(Source code of charts)
********
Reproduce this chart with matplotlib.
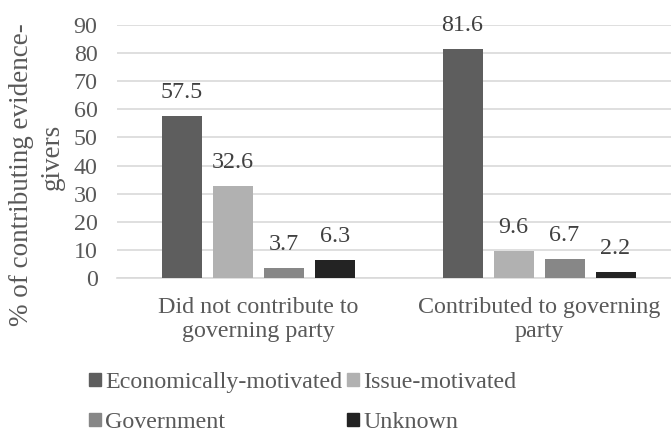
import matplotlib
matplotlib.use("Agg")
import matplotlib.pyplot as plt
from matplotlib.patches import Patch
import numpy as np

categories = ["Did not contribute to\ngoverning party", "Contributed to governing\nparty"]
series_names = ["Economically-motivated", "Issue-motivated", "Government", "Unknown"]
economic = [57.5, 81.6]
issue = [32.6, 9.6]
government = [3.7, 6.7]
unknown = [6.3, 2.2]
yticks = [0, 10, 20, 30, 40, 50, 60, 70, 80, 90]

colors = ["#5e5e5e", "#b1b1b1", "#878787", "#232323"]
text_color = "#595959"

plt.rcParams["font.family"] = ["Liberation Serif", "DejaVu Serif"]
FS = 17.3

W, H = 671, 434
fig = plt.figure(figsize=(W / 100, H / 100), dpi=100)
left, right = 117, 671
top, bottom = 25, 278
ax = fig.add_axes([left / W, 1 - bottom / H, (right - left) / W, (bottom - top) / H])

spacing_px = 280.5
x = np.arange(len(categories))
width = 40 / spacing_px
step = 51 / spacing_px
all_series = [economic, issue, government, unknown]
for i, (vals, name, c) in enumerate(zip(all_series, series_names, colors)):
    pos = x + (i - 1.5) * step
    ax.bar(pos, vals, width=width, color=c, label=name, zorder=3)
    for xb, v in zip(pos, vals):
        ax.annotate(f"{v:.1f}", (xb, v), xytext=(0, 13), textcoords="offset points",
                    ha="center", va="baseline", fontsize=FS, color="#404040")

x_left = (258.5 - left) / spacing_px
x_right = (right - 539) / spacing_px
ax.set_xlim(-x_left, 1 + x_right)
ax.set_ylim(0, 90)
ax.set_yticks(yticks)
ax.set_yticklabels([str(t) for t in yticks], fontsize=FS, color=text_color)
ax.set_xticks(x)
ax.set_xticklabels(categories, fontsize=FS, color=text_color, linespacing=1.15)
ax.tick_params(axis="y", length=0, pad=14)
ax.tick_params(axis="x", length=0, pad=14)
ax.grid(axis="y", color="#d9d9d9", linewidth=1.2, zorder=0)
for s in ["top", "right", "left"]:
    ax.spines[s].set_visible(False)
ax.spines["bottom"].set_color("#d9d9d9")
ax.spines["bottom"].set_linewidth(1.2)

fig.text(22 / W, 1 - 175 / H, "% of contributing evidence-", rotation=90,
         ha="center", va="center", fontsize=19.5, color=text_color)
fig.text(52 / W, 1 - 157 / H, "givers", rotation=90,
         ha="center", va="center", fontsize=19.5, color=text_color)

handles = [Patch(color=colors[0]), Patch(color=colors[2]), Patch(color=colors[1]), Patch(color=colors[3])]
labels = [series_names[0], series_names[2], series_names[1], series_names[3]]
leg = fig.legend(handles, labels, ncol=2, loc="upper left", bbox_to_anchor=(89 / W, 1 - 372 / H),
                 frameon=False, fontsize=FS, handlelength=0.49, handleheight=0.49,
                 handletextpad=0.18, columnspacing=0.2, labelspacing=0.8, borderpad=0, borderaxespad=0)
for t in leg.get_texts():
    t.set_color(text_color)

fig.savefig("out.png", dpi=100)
********
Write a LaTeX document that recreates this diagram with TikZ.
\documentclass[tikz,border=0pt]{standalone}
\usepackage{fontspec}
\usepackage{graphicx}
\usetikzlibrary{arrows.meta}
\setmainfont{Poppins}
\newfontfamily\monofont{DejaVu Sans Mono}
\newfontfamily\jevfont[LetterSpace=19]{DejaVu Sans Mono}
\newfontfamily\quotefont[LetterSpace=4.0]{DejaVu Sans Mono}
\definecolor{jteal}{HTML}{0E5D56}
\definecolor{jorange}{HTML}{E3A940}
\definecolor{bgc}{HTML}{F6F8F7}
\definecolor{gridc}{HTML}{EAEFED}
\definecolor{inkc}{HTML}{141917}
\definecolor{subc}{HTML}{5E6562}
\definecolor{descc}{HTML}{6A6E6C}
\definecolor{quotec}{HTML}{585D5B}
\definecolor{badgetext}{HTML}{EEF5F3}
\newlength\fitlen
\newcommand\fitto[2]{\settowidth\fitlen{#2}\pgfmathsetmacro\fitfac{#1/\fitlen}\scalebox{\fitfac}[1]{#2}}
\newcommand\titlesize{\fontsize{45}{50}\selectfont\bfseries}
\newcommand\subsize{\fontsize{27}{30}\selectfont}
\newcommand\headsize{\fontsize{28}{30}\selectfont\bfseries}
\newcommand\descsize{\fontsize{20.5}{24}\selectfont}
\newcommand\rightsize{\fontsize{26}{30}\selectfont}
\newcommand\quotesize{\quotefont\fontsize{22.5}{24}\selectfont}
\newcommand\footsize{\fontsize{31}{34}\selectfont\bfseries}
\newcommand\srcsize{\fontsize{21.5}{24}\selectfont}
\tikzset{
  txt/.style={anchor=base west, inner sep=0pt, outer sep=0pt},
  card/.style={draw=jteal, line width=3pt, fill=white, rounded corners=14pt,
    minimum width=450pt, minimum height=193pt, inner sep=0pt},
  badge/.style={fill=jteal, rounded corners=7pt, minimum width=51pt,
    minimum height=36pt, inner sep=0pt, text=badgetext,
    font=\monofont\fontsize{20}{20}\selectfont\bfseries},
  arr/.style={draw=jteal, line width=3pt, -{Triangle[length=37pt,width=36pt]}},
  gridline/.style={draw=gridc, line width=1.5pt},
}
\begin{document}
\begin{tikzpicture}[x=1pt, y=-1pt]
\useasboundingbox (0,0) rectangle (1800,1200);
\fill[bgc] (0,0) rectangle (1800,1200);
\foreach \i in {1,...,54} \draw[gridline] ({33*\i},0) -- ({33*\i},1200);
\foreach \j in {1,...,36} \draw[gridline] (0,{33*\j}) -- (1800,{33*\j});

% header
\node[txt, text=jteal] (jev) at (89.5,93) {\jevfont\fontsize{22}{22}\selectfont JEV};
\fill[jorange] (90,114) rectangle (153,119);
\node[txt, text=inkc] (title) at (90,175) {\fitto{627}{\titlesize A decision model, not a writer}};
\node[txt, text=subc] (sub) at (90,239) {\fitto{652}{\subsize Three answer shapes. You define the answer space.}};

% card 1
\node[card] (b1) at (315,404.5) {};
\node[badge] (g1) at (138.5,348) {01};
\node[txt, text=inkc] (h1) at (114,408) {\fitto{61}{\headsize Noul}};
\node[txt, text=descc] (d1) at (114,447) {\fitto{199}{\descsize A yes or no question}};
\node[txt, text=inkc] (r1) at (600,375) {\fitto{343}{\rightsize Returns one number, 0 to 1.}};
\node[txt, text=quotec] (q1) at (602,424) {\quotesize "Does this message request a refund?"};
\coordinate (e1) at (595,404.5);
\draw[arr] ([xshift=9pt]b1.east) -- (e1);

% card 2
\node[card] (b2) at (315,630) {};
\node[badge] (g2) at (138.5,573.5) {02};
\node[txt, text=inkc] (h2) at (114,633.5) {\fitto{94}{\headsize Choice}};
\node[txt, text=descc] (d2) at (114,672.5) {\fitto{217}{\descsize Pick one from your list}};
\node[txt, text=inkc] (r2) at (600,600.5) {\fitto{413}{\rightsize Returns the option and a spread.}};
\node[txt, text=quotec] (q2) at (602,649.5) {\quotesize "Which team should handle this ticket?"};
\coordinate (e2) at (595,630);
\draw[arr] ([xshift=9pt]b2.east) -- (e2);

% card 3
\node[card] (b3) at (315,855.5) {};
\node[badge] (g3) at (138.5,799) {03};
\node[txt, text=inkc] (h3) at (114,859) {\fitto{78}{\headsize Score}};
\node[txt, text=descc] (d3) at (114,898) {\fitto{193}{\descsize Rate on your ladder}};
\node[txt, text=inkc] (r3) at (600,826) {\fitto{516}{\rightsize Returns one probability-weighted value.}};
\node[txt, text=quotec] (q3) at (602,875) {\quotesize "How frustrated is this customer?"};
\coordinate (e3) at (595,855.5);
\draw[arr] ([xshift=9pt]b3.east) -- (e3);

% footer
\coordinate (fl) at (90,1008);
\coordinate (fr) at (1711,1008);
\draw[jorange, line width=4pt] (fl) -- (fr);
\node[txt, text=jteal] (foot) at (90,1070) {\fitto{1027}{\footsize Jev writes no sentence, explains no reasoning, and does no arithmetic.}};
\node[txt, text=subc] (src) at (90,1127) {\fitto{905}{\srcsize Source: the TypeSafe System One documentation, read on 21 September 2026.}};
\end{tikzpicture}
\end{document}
********
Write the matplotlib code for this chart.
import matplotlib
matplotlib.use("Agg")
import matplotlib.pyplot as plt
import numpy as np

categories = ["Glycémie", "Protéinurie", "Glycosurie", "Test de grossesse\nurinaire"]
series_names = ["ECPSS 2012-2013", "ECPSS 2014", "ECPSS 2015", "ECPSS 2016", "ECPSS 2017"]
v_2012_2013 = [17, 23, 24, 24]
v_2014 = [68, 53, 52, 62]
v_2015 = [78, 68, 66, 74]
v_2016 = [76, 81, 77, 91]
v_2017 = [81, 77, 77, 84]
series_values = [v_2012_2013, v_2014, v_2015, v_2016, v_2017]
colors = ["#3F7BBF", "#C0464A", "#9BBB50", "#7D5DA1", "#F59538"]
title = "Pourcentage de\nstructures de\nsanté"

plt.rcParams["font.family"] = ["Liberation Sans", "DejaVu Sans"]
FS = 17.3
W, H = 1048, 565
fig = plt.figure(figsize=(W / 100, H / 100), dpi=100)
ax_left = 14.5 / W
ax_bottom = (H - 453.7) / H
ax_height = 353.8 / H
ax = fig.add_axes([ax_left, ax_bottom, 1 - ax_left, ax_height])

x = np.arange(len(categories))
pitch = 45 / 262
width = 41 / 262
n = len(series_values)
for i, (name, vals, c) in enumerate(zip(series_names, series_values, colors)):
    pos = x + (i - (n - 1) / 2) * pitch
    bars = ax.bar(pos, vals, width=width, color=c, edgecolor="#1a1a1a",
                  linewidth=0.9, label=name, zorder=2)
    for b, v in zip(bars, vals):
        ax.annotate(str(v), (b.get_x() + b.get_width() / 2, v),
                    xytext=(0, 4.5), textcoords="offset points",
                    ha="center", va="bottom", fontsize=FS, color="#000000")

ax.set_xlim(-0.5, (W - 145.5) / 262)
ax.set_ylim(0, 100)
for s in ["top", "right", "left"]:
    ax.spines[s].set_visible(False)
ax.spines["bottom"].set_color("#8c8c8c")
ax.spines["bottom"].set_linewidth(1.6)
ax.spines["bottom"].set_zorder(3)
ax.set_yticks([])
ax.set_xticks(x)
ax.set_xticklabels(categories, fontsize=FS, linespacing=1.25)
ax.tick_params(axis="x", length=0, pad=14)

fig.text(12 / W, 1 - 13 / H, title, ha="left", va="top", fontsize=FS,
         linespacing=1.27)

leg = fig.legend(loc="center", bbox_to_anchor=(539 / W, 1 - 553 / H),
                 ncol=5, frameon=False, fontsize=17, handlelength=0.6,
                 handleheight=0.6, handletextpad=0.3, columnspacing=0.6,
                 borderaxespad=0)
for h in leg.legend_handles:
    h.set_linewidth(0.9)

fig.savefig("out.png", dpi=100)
********
Retype the lines above exactly as they appear, from the line containing "Reproduce this chart with matplotlib." through the line containing "ax = fig.add_axes([left", and leave out any pictures.

Answer to this exercise:
Reproduce this chart with matplotlib.
import matplotlib
matplotlib.use("Agg")
import matplotlib.pyplot as plt
from matplotlib.patches import Patch
import numpy as np

categories = ["Did not contribute to\ngoverning party", "Contributed to governing\nparty"]
series_names = ["Economically-motivated", "Issue-motivated", "Government", "Unknown"]
economic = [57.5, 81.6]
issue = [32.6, 9.6]
government = [3.7, 6.7]
unknown = [6.3, 2.2]
yticks = [0, 10, 20, 30, 40, 50, 60, 70, 80, 90]

colors = ["#5e5e5e", "#b1b1b1", "#878787", "#232323"]
text_color = "#595959"

plt.rcParams["font.family"] = ["Liberation Serif", "DejaVu Serif"]
FS = 17.3

W, H = 671, 434
fig = plt.figure(figsize=(W / 100, H / 100), dpi=100)
left, right = 117, 671
top, bottom = 25, 278
ax = fig.add_axes([left / W, 1 - bottom / H, (right - left) / W, (bottom - top) / H])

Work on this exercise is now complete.